Eugenio ha da poco rimesso in circolazione, dopo prolungato affinamento, alcune bottiglie del suo Poiema 2016, figlio del rigoverno del marzemino sulle uve appassite, o è meglio dire surmaturate in cassetta, e vi consiglio di andarle a cercare, queste bottiglie, e di bervele, perché sono la quintessenza di quanto il marzemino trentino possa dare vini cristallini e fascinosi. “L’ho fatto per far capire le potenzialità di questo vitigno. Invecchiando il marzemino tira fuori il meglio di sé” spiega il vignaiolo, riguardo a questa riedizione, che è sul mercato in contemporanea con il più giovane 2020, e costa la non certo iperbolica cifra di venticinque euro.

Le uve del Poiema vengono dai Ziresi, il gran cru del marzemino, nel comune di Volano. “Ai Ziresi – mi racconta Rosi – c’è l’argilla, mio nonno ci faceva i mattoni. Il marzemino è una varietà delicata, ha la buccia sottile, è povero di acidità, e su quelle terre non si può tenere troppo a lungo in pianta. L’appassimento lo faccio per riuscire a maturare meglio l’uva, perché il vero problema è avere a disposizione un marzemino maturo. Magari si riuscisse ad averlo in pianta! Ma è difficile, per il marzemino”. In più, il Poiema si affina in legno di castagno, “perché è un legno che traspira più del rovere ed è più neutro”.

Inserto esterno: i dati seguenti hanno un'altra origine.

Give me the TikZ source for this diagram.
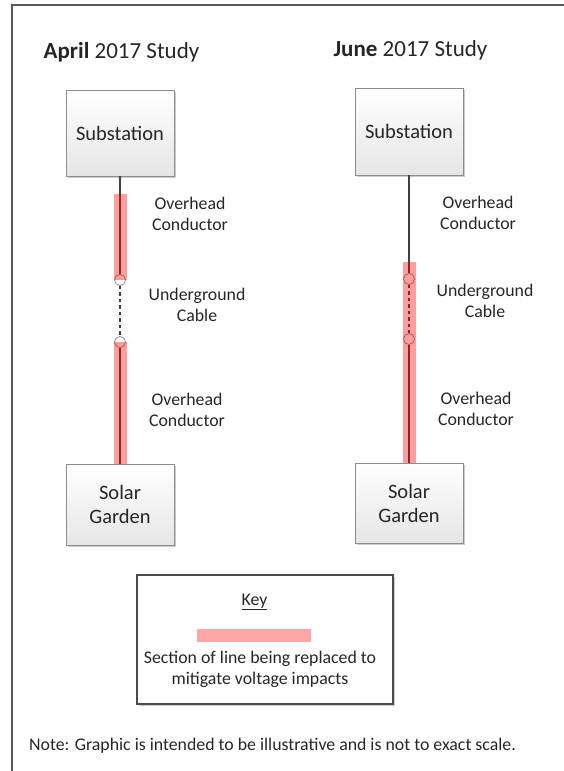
\documentclass[tikz,border=0pt]{standalone}
\usepackage{fontspec}
\setmainfont{Carlito}
\usetikzlibrary{shadows}
\definecolor{txt}{HTML}{262626}
\definecolor{wirec}{HTML}{404040}
\definecolor{keyred}{HTML}{FFA6A6}
\begin{document}
\begin{tikzpicture}[x=1pt,y=-1pt,
  every node/.style={text=txt},
  box/.style={draw=black!45, line width=0.8pt, top color=white, bottom color=black!10,
    minimum width=108pt, inner sep=0pt, align=center, font=\fontsize{20.5}{24}\selectfont,
    drop shadow={shadow xshift=1.5pt, shadow yshift=-1.5pt, fill=black, opacity=0.2}},
  lbl/.style={align=center, font=\fontsize{17.8}{21}\selectfont, inner sep=0pt},
  ttl/.style={font=\fontsize{23}{26}\selectfont, inner sep=0pt},
  wire/.style={draw=wirec, line width=2.4pt},
  ugwire/.style={draw=wirec, line width=2.4pt, dash pattern=on 3.5pt off 3pt},
  joint/.style={circle, draw=black!50, fill=white, line width=0.7pt, minimum size=11pt, inner sep=0pt},
  band/.style={fill=red, fill opacity=0.38, draw=none}]
\useasboundingbox (0,0) rectangle (564,771);
% frame
\draw[black!65, line width=2pt] (12,771) -- (12,5) -- (564,5);

% titles
\node[ttl] (t1) at (121.5,52) {\textbf{April} 2017 Study};
\node[ttl] (t2) at (410.5,50) {\textbf{June} 2017 Study};

% left column
\node[box, minimum height=86pt] (sub1) at (120,133) {Substation};
\node[box, minimum height=81pt] (sol1) at (120,504.5) {Solar\\Garden};
\node[joint] (a1) at (120,280) {};
\node[joint] (a2) at (120,342) {};
\draw[wire] (sub1.south) -- (a1.north);
\draw[ugwire] (a1.south) -- (a2.north);
\draw[wire] (a2.south) -- (sol1.north);
\fill[band] (113.5,194) rectangle (126.5,280);
\fill[band] (113.5,342) rectangle (126.5,464);
\node[lbl] (l1) at (190,214) {Overhead\\Conductor};
\node[lbl] (l2) at (197,305) {Underground\\Cable};
\node[lbl] (l3) at (187,410) {Overhead\\Conductor};

% right column
\node[box, minimum height=87pt] (sub2) at (409,131.5) {Substation};
\node[box, minimum height=80pt] (sol2) at (409,503) {Solar\\Garden};
\node[joint] (b1) at (409,279) {};
\node[joint] (b2) at (409,339) {};
\draw[wire] (sub2.south) -- (b1.north);
\draw[ugwire] (b1.south) -- (b2.north);
\draw[wire] (b2.south) -- (sol2.north);
\fill[band] (402.5,262) rectangle (415.5,463);
\node[lbl] (r1) at (478,212.5) {Overhead\\Conductor};
\node[lbl] (r2) at (485,301) {Underground\\Cable};
\node[lbl] (r3) at (476,409) {Overhead\\Conductor};

% key
\node[draw=black!70, line width=1.8pt, fill=white, minimum width=256pt, minimum height=129pt, inner sep=0pt,
  drop shadow={shadow xshift=1.5pt, shadow yshift=-1.5pt, fill=black, opacity=0.2}] (key) at (265,639.5) {};
\node[lbl] (keyt) at (254.5,602) {\underline{Key}};
\fill[keyred] (197,629) rectangle (311,642);
\node[lbl] (keyd) at (260,669.5) {Section of line being replaced to\\mitigate voltage impacts};

% note
\node[lbl, anchor=west] (note) at (29,746) {Note: Graphic is intended to be illustrative and is not to exact scale.};
\end{tikzpicture}
\end{document}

Secco come hanno da essere i rossi seri, nitidissimo nel frutto, come nuovamente devono rappresentarsi i vini rossi di carattere, è lungamente presente al palato, rotondo e insieme avvolgente di spezie, intrise di sbuffi officinali.

(Qui apro una lunga parentesi, e metto il discorso tra parentesi perché non riguarda solo il Poiema, ma anche altri vini d’altre parti d’Italia. Purtroppo – e il mio dispiacere è grande – il Poiema non va sotto la denominazione d’origine locale, ossia quella del Marzemino d’Isera. Eugenio Rosi ha rinunciato alla denominazione dopo ripetuti rifiuti ricevuti da parte delle commissioni d’assaggio della doc, rifiuto fondato – lì come altrove – da un concetto di tipicità che comprendo, ma che ritengo malinteso. Mi chiedo come possano le denominazioni d’origine privarsi di vini come questo e come altri ancora in altre regioni d’Italia. Sono i vini apripista, quelli che disvelano nuove visioni di prospettiva territoriale e le mettono a disposizione di tutta la filiera. Le commissioni d’assaggio dovrebbero, se non proprio essere abolite – io ne sostengo da tempo l’abolizione -, almeno essere rivedute e formate perché siano nelle condizioni di considerare la tipicità come un valore dinamico, in progressiva evoluzione, e dunque non cristallizzato su uno stilemma potenzialmente erroneo, in quanto figlio di una viticoltura e di un’enologia che non esistono più o che hanno poco senso di esistere tuttora. La qual cosa richiede fondi adeguati e formatori idonei e di visione ampia, quali sono, ad esempio, numerosi master of wine che ci sono in giro per il mondo e che incominciamo ad avere anche in Italia. Qui la parentesi è chiusa, ma spero che il dibattito prosegua, magari anche nelle sedi che gli sarebbero più consone, ossia Federdoc e il Comitato nazionale vini.)